David Thompson. “A map showing the Great Bend of the Missouri.” 1798.

David Thompson worked as a surveyor for the North West Company. In 1811, he became the first European to descend the length of the Columbia River. With Peter Fidler, he surveyed and mapped 16,000 miles of waterways in western Canada and the northwestern United States. Beginning in 1816, Thompson led a ten-year commission to survey the border between Canada and the United States. Although he was one of the outstanding geographers of his day, he received little recognition during his lifetime. The narrative of his discoveries was not published until 1916.

In 1797-1798, Thompson surveyed and mapped the North West Company’s trade route from Lake Superior to Lake Winnipeg, traveling via the Assiniboine River, the Mandan villages, the Red River, and the headwaters of the Mississippi on his return. During this odyssey Thompson discovered Turtle Lake, one of the sources of the Mississippi River, and he accurately determined the latitude and longitude of the Great Bend of the Missouri River near the Mandan villages.

Thompson’s map proved to be an important resource for the Lewis and Clark Expedition. Nicholas King incorporated Thompson’s representation of the upper portion of the Missouri into the map he prepared for the expedition. Meriwether Lewis may have traced Thompson’s map from materials in the possession of Edward Thornton, the British chargé d’affaires in Washington. Lewis and Clark carried this tracing on their journey to the Pacific Ocean.

A notation on the front of the map in Jefferson’s hand reads: “Bend of the Missouri, Long. 101° 25' Lat. 47° 32' by Mr. Thomson astronomer to the N.W. Company in 1798.” Another notation on the back of the tracing reads: “A sketch of the North Bend of the Missouri. This belongs to Capn. Lewis.” Thompson’s original map is housed in the Geography and Map Division of the Library of Congress.



Aaron Arrowsmith. “A Map Exhibiting all the New Discoveries in the Interior Parts of North America.” 1795, with additions to 1811.
The Tracy W. McGregor Library of American History



Aaron Arrowsmith was considered the finest mapmaker of his day. He produced his first map of North America in 1795 from data collected from the archives of the Hudson’s Bay Company. Arrowsmith’s 1795 map shows a vestige of the “Great River of the West” and the Missouri River appears as a river fragment unconnected to either the single ridge of the “Stony Mountains” or the Mississippi River. Arrowsmith notes that the “Stony Mountains” are “3250 Feet High Above the Level of their Base and according to the Indian account is five Ridges in some parts.”
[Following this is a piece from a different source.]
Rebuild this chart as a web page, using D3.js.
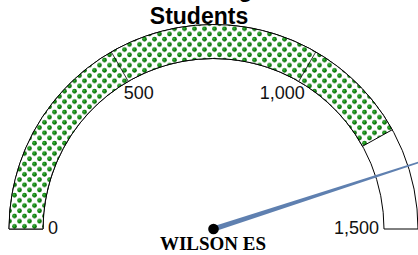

The 1802 revision of the map of North America, shown here, delineates the complete length of the Missouri River. Although the revised map still shows a single ridge of mountains in the west, a note placed near the southern sources of the Missouri states: “Hereabout the Mountains divide into several low Ridges.” This note, which was based on the reports of Fidler, Mackenzie, and Thompson, was more encouraging to Jefferson and Lewis than the note about the Stony Mountains on the 1795 map, which, unfortunately, turned out to be more accurate. Arrowsmith’s map situates the Great Lake River on the western slopes of the mountain range and connects this river to the Columbia River with a dotted line. Since another note claims that this river can be descended to the sea in eight days, the Arrowsmith map supported the erroneous belief in a convenient route to the Pacific Ocean.

Arrowsmith’s map was probably the most important map used in planning the Lewis and Clark Expedition. Nicholas King consulted both the 1795 and 1802 versions as he prepared his map for the expedition. Lewis and Clark, in fact, carried the 1802 Arrowsmith map along on their journey. Thomas Jefferson owned the 1802 map of North America, which was the most comprehensive map of the West available at the time.